Gabriele afirma que o preconceito é muito grande. “Eles me oferecem ajuda, mas querem mudar meu jeito de ser, dizem que eu tenho que mudar meu vestuário, dizem que se eu me vestir de homem eles me ajudam. A única pessoa diferente na cidade sou eu, a única que não consegue as coisas sou eu”.

Assistência Social
Em nota, a Secretaria de Assistência Social de Fernandes Pinheiro informou que Gabriele é acompanhada e orientada pelas Políticas Públicas do Município.
A Secretaria de Bem Estar Social até tentou lhe arranjar um emprego, mas Gabriele não consegue trabalhar por conta dos remédios fortes que toma. “Eu precisava acordar às 5h pra ir para esse trabalho, os remédios me dopam e eu não consigo nem levantar”, conta.

Ainda segundo a nota, a Secretaria auxilia Gabriele com benefícios eventuais, como cestas básicas, cobertores, roupas, colchão, tendo tudo registrado com datas de entrega. Gabriele reconhece a ajuda que a Secretaria lhe oferece, mas afirma que tudo é provisório, o que não muda a situação da moradora de rua. “Eles me dão cesta básica, mas eu não tenho onde cozinhar, não tenho nem dinheiro para comprar um botijão de gás, quando eles me dão roupa, colchão, com a primeira chuva estraga tudo. Além de que, se eu deixo meu canto sozinho, às vezes volto e está tudo revirado”, conta.
O que Gabriele quer é uma pequena casa onde possa acomodar seus pertences. “Não precisa ter nem luz, uma peça só já era suficiente, um lugar onde eu pudesse tomar banho, se eu tivesse onde tomar banho já podia me ajeitar e arrumar um emprego melhor”.

Conforme informações do setor de Habitação do Município de Fernandes Pinheiro, Gabriele está cadastrada nos projetos habitacionais disponibilizados pela Companhia de Habitação do Paraná (Cohapar), onde há critérios de seleção das famílias para futuras moradias. Até o presente momento há somente o projeto, não tendo data prevista para início das obras. O processo é lento, pois depende de recursos estaduais e federais.

Mas, Gabriele afirma que algumas famílias já conseguiram casas e ela não. A Secretaria informou que existem alguns critérios para ser beneficiário, por exemplo, famílias com filhos pequenos, idosos, têm preferência.

Gabriele é uma usuária do Sistema Único de Assistência Social, por isso a Secretaria a considera como uma pessoa em vulnerabilidade social, passando por dificuldades de organização estrutural e emocional.

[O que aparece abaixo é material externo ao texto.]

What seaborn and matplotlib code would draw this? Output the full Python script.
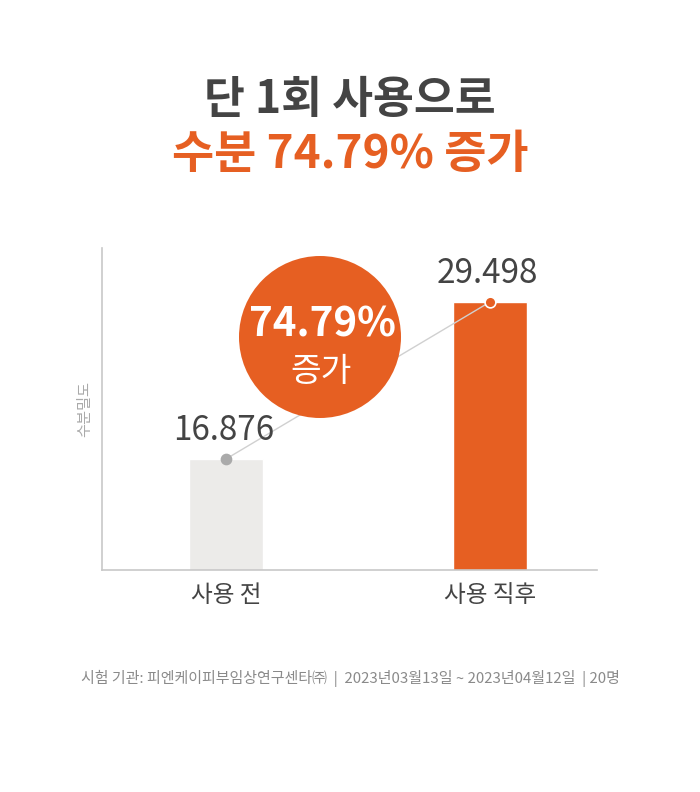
import matplotlib
matplotlib.use("Agg")
import matplotlib.pyplot as plt
import seaborn as sns
import pandas as pd
from matplotlib.patches import Ellipse

# data
categories = ['사용 전', '사용 직후']
values = [16.876, 29.498]
value_labels = ['16.876', '29.498']
increase_label = '74.79%'

ORANGE = '#E65F22'
GRAY_BAR = '#ECEBE9'
DARK = '#444444'

sns.set_theme(style="white")
plt.rcParams['font.family'] = ['Noto Sans CJK KR', 'DejaVu Sans']

fig = plt.figure(figsize=(7, 7.92), dpi=100)
fig.patch.set_facecolor('white')
ax = fig.add_axes([102/700, 1 - 570/792, (597 - 102)/700, (570 - 248)/792])

df = pd.DataFrame({'group': categories, 'value': values})
sns.barplot(data=df, x='group', y='value', hue='group', palette=[GRAY_BAR, ORANGE],
            width=0.28, saturation=1, legend=False, ax=ax)

ax.set_ylim(7.95, 33.83)
ax.set_xlim(-0.47, 1.405)
ax.set_yticks([])
ax.set_xlabel('')
ax.set_ylabel('수분밀도', fontsize=11, color='#aaaaaa', labelpad=6)
for s in ['top', 'right']:
    ax.spines[s].set_visible(False)
for s in ['left', 'bottom']:
    ax.spines[s].set_color('#c8c8c8')
    ax.spines[s].set_linewidth(1.2)
ax.tick_params(axis='x', length=0, labelsize=17, labelcolor=DARK, pad=10)

# connector line + dots on bar tops
xs = [0, 1]
ax.plot(xs, values, color='#d0d0d0', linewidth=1, zorder=3)
ax.scatter([0], [values[0]], s=55, color='#aaaaaa', zorder=4)
ax.scatter([1], [values[1]], s=60, color=ORANGE, edgecolor='white', linewidth=1.2, zorder=4)

for x, v, lab in zip(xs, values, value_labels):
    ax.annotate(lab, (x, v), xytext=(-2, 8), textcoords='offset points',
                ha='center', va='bottom', fontsize=24, color=DARK, fontweight='light')

# highlight circle
cx, cy, r = 320/700, 1 - 337/792, 81
fig.patches.append(Ellipse((cx, cy), 2*r/700, 2*r/792, transform=fig.transFigure,
                           facecolor=ORANGE, edgecolor='none', zorder=5))
fig.text(cx + 2/700, cy + 12/792, increase_label, ha='center', va='center', fontsize=29,
         fontweight='bold', color='white', zorder=6)
fig.text(cx + 1/700, cy - 35/792, '증가', ha='center', va='center', fontsize=24,
         fontweight='medium', color='white', zorder=6)

# title
fig.text(0.5, 1 - 100/792, '단 1회 사용으로', ha='center', va='center', fontsize=32,
         fontweight='bold', color=DARK)
fig.text(0.5, 1 - 155/792, '수분 74.79% 증가', ha='center', va='center', fontsize=33,
         fontweight='bold', color=ORANGE)

# footer
fig.text(0.5, 1 - 678/792,
         '시험 기관: 피엔케이피부임상연구센타㈜  |  2023년03월13일 ~ 2023년04월12일  | 20명',
         ha='center', va='center', fontsize=10.8, color='#8a8a8a')

fig.savefig('out.png', dpi=100, facecolor='white')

Sobre o encaminhamento de Gabriele até Castro, a nota esclarece que “enquanto estratégia de resgate familiar para fortalecimento de vínculos de Gabriele com os familiares foi realizado contato com a família, visto que esta se demonstrou interessada em fortalecer os vínculos com Gabriele que há alguns anos não mantinham contato. Diante disso, Gabriele foi levada até a família, que estava toda a sua espera e feliz com o seu retorno. Mesmo com toda a reaproximação de Gabriele com sua mãe e irmãos, ela permaneceu apenas por uma semana, retornando para o Município de Fernandes Pinheiro, alegando querer viver aqui e não retornar para Castro”.

Gabriele afirma que as pessoas que dizem ser seus familiares em Castro, não são sua família, eles apenas a registraram para que ela pudesse ter seus documentos. “Eu saí daquela casa com 10 anos de idade e como poderia voltar para lá?”, contesta. Gabriele ainda afirma que sua ida para a cidade de Castro não foi de total acordo com a Secretaria de Bem Estar Social. “Eu nem sabia para onde estava indo”, alega.

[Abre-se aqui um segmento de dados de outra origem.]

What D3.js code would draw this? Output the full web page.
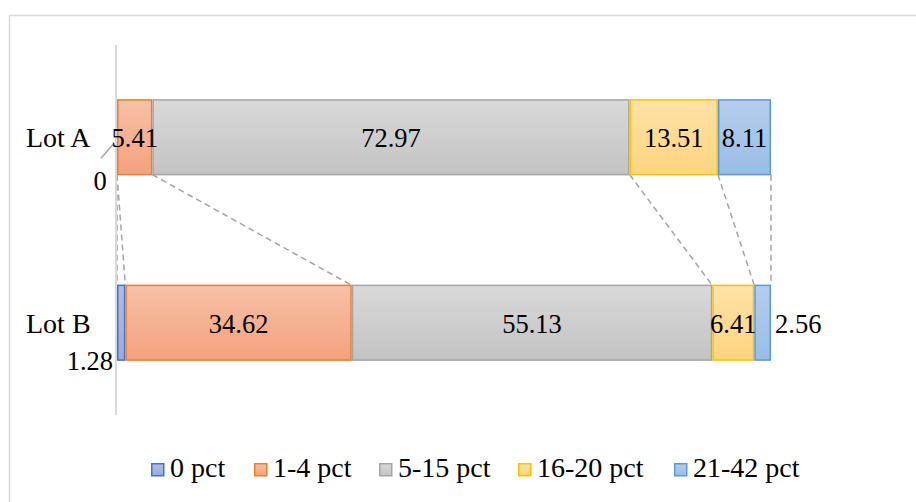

A história de Gabriele passa por muitas versões e não há como provar quais são verdadeiras. O comerciante, Matheus Chagas, afirma que ela não incomoda, mas que de vez em quando tem alguns distúrbios. “A gente observa a questão mental mesmo, porque às vezes ela sai de madrugada gritando nas ruas, tirando isso ela não incomoda, mas muito pouca gente ajuda ela, mas é porque ela não vem pedir também”.

Maria da Luz Cardoso, reside em Fernandes Pinheiro, segundo Gabriele, é uma das poucas pessoas que lhe oferecem ajuda no município. “Às vezes ela toma banho aqui, a gente dá comida pra ela, já arranjei um colchão, mas quando choveu molhou tudo, a gente tem dó, mas não podemos ajudar muito, ela precisa mesmo é de uma casa, mas ela não pode trabalhar dopada de remédios”, destaca.
Maria diz que o lugar onde Gabriele está é muito perigoso. “Quando ela vai embora daqui eu fico com muito dó, sabendo que ela vai dormir em um lugar que nem tem parede”, conclui a dona de casa, moradora de Fernandes Pinheiro.